* [TASK TO COMPLETE] Records follow. Select each line holding "this".

* [GIVEN INFORMATION]
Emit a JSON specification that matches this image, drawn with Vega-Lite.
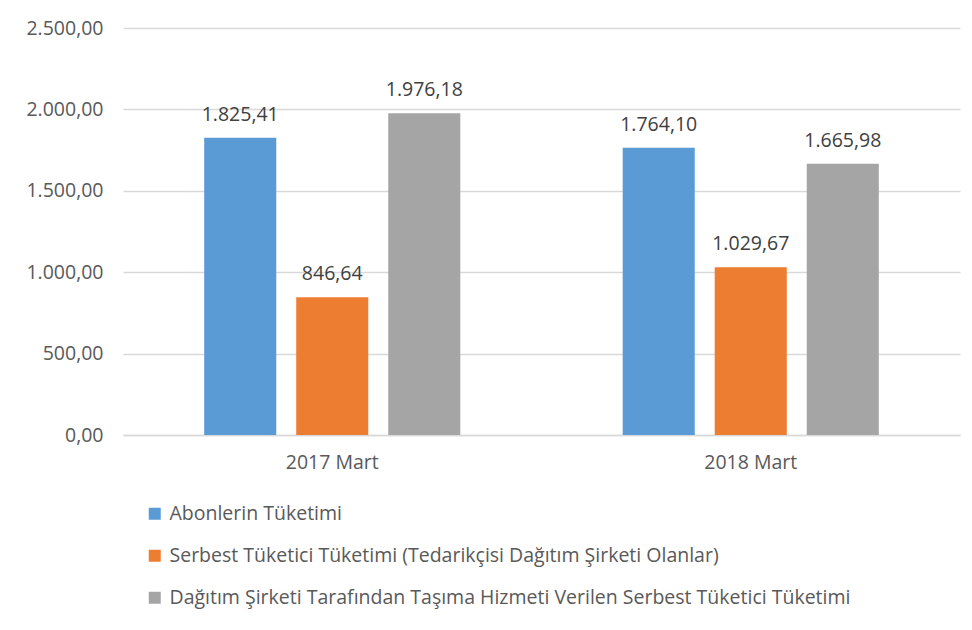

...

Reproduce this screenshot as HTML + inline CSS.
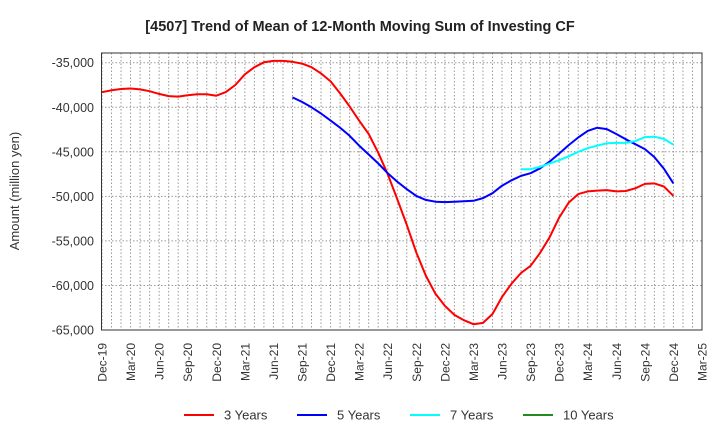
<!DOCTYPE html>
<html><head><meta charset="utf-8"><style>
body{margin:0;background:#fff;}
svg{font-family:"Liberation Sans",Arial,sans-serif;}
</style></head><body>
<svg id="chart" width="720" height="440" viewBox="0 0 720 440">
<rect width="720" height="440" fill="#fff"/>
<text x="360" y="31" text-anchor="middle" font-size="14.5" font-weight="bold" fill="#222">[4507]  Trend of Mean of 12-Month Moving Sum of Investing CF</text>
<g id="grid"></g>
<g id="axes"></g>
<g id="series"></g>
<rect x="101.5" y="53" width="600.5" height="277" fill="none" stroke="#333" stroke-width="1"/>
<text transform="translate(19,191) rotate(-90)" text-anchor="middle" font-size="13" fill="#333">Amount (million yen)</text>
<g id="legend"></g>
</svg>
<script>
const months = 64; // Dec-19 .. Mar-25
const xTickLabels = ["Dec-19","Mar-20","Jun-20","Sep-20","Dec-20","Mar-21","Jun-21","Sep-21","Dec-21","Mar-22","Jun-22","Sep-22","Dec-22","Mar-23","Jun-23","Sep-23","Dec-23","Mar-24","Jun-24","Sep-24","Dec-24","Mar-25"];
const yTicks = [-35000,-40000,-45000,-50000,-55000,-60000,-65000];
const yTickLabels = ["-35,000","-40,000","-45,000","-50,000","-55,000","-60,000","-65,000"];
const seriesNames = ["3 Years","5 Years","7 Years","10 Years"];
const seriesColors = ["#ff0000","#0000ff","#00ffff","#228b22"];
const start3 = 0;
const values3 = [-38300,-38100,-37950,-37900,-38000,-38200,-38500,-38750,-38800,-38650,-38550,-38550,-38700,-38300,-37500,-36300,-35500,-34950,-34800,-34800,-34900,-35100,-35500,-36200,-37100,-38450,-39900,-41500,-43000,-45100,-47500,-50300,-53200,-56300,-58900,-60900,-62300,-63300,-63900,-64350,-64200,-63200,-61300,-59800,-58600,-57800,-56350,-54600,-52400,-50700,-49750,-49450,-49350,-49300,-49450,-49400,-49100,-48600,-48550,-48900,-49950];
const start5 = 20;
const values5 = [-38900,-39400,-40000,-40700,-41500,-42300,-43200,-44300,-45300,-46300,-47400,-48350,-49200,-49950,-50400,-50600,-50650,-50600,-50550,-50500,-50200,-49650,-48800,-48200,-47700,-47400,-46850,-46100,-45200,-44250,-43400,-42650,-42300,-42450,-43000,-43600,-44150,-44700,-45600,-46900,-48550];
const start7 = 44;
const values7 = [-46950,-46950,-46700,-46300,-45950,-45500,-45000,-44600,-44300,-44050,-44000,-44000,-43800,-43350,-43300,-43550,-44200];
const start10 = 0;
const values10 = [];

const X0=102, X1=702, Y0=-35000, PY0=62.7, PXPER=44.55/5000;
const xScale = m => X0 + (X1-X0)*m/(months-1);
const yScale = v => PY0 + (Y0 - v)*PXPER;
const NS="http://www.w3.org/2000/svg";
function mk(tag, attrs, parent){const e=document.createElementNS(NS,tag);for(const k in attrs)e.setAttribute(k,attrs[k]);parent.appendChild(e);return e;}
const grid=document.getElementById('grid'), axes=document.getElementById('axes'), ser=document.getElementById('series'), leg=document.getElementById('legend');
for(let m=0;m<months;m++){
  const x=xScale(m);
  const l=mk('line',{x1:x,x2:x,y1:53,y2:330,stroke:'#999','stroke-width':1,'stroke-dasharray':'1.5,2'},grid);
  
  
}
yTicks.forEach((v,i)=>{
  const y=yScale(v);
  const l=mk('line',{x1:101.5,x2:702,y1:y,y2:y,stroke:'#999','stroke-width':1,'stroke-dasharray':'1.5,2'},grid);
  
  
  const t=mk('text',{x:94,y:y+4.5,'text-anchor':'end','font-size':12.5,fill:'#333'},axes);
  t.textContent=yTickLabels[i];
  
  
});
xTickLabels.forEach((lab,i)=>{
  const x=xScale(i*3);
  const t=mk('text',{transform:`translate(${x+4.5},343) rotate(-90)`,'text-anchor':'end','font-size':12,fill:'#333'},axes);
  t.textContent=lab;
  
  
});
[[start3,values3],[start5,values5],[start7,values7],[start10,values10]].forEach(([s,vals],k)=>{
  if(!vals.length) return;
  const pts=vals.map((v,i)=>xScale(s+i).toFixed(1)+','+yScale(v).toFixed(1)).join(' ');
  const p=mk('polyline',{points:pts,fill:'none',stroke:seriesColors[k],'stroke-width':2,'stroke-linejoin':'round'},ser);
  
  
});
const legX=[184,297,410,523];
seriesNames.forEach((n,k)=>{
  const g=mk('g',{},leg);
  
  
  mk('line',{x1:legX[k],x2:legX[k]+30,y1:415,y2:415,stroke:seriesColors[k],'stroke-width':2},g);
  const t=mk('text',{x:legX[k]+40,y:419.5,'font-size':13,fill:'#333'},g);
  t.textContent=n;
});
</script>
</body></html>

* [SOLUTION TO THE PROBLEM]
Emit a JSON specification that matches this image, drawn with Vega-Lite.
Reproduce this screenshot as HTML + inline CSS.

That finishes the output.